What to do if the unthinkable happens

In the event of a grain bin entrapment:

  • Stop. Do not rush in an attempt to rescue the victim.
  • Shut down and lock out all unloading equipment.
  • Contact the first responder team.
  • Turn on aeration and roof exhaust fans.
  • Assemble everyone who is working on the farm at a predetermined location.
  • Assess situation: stability of grain mass, condition of victim, air quality inside structure, availability of necessary rescue equipment and personnel best suited to carry out the rescue.
  • Implement a situation-specific action plan.

Source: Journal of Agricultural Safety and Health

Grim statistics

Editor’s note: Consideration should be given to the fact that the long-term study stretches back to 1964, long before grain rescue tubes had been invented. Also, the structural characteristics of today’s large bins are considerably different than in 1964.

  • Based on 196 cases where the rescue technique used was known, the most effective method to extricate a victim from a grain mass was removing the grain from around the victim by cutting or punching holes in the side of the grain storage structure. This method was documented in 56 percent of cases.
  • The potential for multiple victims due to catastrophic failure of a grain storage structure should be considered. Manufacturers of grain storage structures should conduct studies to predict the consequences associated with rapid removal of grain if those structures are breached during rescue operations.
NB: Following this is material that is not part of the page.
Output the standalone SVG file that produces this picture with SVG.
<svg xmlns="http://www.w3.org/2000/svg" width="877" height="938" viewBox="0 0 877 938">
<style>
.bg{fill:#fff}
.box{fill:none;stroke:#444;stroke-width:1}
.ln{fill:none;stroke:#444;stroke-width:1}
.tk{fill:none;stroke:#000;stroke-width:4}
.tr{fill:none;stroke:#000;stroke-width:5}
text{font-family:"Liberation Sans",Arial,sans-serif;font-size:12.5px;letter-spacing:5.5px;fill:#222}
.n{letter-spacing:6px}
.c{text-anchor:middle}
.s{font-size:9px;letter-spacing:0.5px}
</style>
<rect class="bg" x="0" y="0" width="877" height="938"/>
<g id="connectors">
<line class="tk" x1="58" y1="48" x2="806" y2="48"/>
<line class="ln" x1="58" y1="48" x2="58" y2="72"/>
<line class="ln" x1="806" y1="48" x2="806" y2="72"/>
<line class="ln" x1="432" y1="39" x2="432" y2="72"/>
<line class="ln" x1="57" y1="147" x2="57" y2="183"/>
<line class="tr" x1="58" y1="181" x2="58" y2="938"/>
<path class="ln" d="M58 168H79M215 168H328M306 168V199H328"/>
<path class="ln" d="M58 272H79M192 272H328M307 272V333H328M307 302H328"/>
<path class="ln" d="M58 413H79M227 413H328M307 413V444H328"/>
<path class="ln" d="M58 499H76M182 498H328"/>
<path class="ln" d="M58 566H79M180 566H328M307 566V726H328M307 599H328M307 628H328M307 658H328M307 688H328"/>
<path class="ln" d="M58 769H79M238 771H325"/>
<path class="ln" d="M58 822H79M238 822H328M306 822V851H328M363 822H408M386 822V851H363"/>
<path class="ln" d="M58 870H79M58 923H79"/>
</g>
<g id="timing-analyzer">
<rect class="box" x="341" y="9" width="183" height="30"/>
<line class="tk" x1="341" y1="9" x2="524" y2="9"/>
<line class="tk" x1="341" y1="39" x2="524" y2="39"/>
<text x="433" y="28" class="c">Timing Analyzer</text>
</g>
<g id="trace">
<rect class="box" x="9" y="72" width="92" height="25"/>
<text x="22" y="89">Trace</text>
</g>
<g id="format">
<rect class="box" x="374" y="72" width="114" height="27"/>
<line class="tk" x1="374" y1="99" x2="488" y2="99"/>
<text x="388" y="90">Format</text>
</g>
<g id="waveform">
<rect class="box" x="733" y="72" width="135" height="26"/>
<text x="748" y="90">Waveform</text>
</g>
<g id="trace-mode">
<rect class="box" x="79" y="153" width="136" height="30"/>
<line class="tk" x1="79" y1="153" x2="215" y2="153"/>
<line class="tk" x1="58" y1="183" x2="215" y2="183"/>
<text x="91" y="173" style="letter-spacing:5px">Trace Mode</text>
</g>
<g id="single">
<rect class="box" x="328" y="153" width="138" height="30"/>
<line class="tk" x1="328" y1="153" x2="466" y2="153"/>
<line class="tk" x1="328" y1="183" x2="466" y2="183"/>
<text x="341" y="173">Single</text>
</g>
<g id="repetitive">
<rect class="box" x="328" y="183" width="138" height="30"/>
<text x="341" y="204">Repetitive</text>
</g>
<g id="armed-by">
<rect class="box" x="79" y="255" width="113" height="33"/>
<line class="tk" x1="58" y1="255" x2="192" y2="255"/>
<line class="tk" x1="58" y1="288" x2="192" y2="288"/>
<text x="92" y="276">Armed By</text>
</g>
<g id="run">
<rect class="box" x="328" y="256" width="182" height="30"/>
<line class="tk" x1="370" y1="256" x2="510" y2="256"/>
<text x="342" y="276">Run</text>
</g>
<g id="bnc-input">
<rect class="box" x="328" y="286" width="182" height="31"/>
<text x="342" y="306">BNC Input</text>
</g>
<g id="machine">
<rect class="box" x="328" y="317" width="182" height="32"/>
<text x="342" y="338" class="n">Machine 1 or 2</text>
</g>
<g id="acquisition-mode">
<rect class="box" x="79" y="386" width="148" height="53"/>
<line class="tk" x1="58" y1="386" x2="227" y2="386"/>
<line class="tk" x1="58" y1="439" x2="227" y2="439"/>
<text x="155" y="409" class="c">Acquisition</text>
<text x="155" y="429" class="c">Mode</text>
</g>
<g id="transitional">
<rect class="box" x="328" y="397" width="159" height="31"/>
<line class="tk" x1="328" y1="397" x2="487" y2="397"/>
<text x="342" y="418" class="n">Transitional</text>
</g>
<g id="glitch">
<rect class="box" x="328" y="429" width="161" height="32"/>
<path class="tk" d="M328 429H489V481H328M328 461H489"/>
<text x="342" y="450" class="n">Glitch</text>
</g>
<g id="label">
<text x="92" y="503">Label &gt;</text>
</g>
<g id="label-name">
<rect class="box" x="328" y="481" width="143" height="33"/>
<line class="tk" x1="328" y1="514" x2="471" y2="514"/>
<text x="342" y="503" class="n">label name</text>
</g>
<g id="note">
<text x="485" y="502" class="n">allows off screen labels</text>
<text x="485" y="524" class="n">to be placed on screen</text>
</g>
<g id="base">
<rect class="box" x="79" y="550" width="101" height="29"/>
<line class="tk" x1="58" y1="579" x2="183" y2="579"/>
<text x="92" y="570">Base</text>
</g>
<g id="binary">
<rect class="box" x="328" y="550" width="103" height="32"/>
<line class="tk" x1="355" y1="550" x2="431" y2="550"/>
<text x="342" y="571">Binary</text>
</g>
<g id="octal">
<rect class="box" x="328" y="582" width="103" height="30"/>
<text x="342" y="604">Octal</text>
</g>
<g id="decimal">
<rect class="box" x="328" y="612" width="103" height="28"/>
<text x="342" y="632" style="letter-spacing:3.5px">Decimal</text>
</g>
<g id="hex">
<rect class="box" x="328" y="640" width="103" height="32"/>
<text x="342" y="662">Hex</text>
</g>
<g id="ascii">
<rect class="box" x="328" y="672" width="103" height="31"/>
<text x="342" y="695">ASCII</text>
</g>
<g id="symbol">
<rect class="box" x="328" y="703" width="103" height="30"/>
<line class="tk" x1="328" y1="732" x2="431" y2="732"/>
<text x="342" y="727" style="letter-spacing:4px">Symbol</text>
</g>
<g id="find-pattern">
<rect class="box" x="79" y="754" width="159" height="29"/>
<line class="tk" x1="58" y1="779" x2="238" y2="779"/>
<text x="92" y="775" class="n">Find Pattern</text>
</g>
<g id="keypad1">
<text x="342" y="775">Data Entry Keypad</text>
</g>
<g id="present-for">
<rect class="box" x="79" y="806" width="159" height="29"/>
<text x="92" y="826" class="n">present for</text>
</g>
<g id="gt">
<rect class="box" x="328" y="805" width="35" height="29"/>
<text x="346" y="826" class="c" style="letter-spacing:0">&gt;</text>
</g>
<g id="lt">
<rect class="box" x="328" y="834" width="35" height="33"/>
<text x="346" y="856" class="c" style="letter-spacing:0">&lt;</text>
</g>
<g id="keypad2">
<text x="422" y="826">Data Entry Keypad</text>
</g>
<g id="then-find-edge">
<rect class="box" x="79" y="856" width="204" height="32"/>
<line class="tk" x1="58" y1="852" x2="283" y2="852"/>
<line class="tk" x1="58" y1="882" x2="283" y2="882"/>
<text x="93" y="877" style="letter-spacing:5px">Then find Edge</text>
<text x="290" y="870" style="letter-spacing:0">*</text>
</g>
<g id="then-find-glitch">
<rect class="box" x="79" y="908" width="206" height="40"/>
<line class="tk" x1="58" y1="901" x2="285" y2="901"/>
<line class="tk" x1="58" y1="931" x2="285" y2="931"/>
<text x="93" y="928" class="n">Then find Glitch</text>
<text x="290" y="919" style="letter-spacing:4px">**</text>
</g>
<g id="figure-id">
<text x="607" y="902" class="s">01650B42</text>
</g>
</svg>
Warnings concerning potential structural failure if breached should be posted on the structure itself and included in the operator’s instructions.
  • The second most frequently applied technique is constructing a grain retaining wall (rescue tube) around a partially entrapped victim. Grain inside the retaining wall is augered out, thereby freeing the victim. This method was used in 19 percent of those 196 cases.
  • The use of powerful portable grain vacuums in documented rescue attempts is on the increase. This provides a previously unavailable resource for first responders. However, potential risks with this equipment were identified.